We wouldn’t know for sure if smoking up those rows of mango trees to induce their flowering or fruit-bearing, an old mango-growing practice that seems to really work, can be considered punishable too. Where there’s smoke, there’s fire?

And yet, we do love this new campaign for better cleanliness in the barangays. It’s about time. Too much attention for spic-n-span look is being devoted to the downtown area, the face of Dagupan City, but the body, i.e. the barangays are almost left to their own devices especially after City Hall ordered the Waste Management Division to already stop the garbage truck rounds of the villages sometime last year, to encourage waste segregation at source..

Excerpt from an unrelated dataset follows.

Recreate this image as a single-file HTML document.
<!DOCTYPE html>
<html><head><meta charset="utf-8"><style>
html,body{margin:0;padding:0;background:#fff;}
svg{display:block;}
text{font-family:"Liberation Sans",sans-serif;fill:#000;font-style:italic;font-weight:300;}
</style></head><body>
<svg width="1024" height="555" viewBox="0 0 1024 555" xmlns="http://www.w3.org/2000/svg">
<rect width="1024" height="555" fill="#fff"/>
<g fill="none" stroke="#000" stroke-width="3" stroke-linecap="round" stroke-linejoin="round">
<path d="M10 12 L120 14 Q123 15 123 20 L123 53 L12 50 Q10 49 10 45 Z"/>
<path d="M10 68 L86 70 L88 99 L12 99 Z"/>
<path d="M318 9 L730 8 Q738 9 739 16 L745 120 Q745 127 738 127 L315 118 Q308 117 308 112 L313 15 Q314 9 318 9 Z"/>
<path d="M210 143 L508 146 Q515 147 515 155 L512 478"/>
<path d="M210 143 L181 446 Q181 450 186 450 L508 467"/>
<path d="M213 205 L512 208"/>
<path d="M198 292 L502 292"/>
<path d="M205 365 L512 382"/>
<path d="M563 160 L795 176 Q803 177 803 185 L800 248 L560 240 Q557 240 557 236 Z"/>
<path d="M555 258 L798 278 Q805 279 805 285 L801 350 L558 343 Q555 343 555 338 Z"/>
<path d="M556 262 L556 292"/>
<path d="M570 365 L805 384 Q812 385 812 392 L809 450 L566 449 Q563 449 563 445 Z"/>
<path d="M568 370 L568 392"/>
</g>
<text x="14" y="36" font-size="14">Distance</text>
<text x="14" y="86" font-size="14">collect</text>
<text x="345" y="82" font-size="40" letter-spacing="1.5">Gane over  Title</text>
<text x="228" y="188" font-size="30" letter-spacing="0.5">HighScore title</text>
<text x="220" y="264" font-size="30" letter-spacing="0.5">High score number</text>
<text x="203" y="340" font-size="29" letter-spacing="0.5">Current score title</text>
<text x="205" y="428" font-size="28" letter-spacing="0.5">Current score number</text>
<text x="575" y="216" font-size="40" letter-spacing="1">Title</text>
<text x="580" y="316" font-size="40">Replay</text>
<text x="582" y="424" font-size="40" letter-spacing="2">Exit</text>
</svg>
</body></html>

So you see, the city’s villages are left with not much choice but to bite the bullet and do cleanups their own – or they die of their own stink. Thus, the slip of paper detailing penalties, effective February 1.

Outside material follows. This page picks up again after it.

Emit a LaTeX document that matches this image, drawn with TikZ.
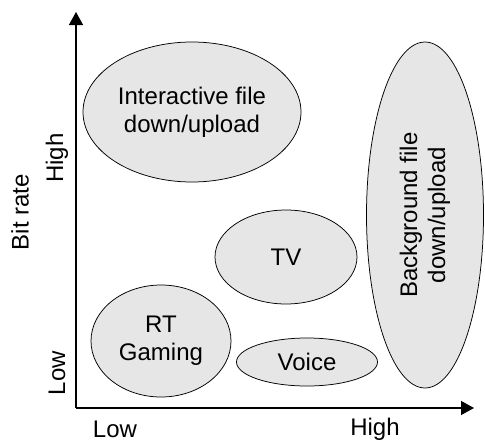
\documentclass[tikz,border=0pt]{standalone}
\usepackage{fontspec}
\setmainfont{Liberation Sans}
\usetikzlibrary{shapes.geometric,arrows.meta}

\tikzset{every picture/.style={line width=0.75pt}}
\tikzset{
  blob/.style={ellipse, draw, fill={rgb,255:red,230;green,230;blue,230}, inner sep=0pt, align=center},
  axis/.style={line width=1.3pt, -{Triangle[length=13pt,width=14pt]}},
  lbl/.style={inner sep=0.75pt, align=center}
}

\begin{document}
\begin{tikzpicture}[x=1pt,y=1pt,yscale=-1,xscale=1,font=\fontsize{24}{28}\selectfont]
        \useasboundingbox (0,0) rectangle (485,442);

        %Axes
        \coordinate (origin) at (76,408);
        \coordinate (ytop) at (76,12);
        \coordinate (xend) at (474,408);
        \draw [axis] (origin) -- (ytop);
        \draw [axis] (origin) -- (xend);

        %Shape: Ellipse [interactive]
        \node [blob, minimum width=218pt, minimum height=140pt] (interactive) at (192,112) {Interactive file\\down/upload};
        %Shape: Ellipse [tv]
        \node [blob, minimum width=142pt, minimum height=94pt] (tv) at (286,257) {TV};
        %Shape: Ellipse [gaming]
        \node [blob, minimum width=140pt, minimum height=112pt] (gaming) at (161,341) {RT\\Gaming};
        %Shape: Ellipse [voice]
        \node [blob, minimum width=141pt, minimum height=48pt] (voice) at (307,362) {Voice};
        %Shape: Ellipse [background]
        \node [blob, minimum width=117pt, minimum height=346pt] (background) at (425,215) {};
        \node [lbl, rotate=90] (backtext) at (background.center) {Background file\\down/upload};

        % Text Node
        \node [lbl, rotate=90] (yhigh) at (57,158) {High};
        % Text Node
        \node [lbl, rotate=90] (ylow) at (57,373) {Low};
        % Text Node
        \node [lbl, rotate=90] (ytitle) at (20,212) {Bit rate};
        % Text Node
        \node [lbl] (xlow) at (115,429) {Low};
        % Text Node
        \node [lbl] (xhigh) at (375,429) {High};

\end{tikzpicture}
\end{document}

Of course, as in any human drama, there are the compliants and the defiants. With the former, that slip of paper would be like Moses’ tablets itself, to be obeyed like salvation at Armageddon depended on it. To the latter, it only signals a creeping concentration of State power in the village council that needs to be tested or taunted to see how far those councilmen are willing to bend backward in enforcing their rules and penalties, if at all.

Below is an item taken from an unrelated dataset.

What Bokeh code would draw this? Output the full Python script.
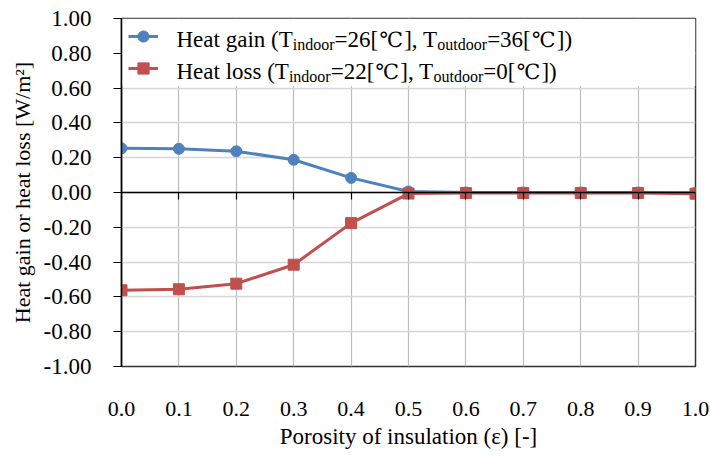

Omigod, hold on there now, while I rush to put out the garbage by the gate for collection. Track me back later.

* * * *

SAID AND DONE: Radyo ng Bayan-Dagupan’s Alex L. Duque, that government radio station’s long-serving manager, is leaving government service for good soon. He’s holding a birthday-cum-despedida party at the family house on A.B. Fernandez West on Tuesday, January 30, with relatives and close friends to include the Patrima primos and primas in attendance. .. We consider Alex one of our true, real friends in the media circuit, a friendship dating back when we were regional communications officer of the defunct NMPC and did close coordination work with him for government broadcasts. Non-controversial and always proper in speech and conduct, he’s one of a few “presidentiable” materials in the local Press who hasn’t quite been elected to the post yet… Mayor Simpling Rosario’s Binmaley must really be in dire straits it can’t even pay a measly advertising fee it owes this paper for almost a year now…. Binmaley has been coming up with many fund-raisers since last year and another so-called malaga-bingalo festival next month and yet its bills keep piling up. It has passed, we understand, two supplemental budgets last year and still, many bills have not been paid. If it can’t settle payments for simple contracts with advertisers, how expect it to pay the bigger obligations? Or is that precisely what the officials are doing: Paying bigger ones, for a thousand and one reasons, and keeping the smaller creditors hanging? Cruelty can take many forms.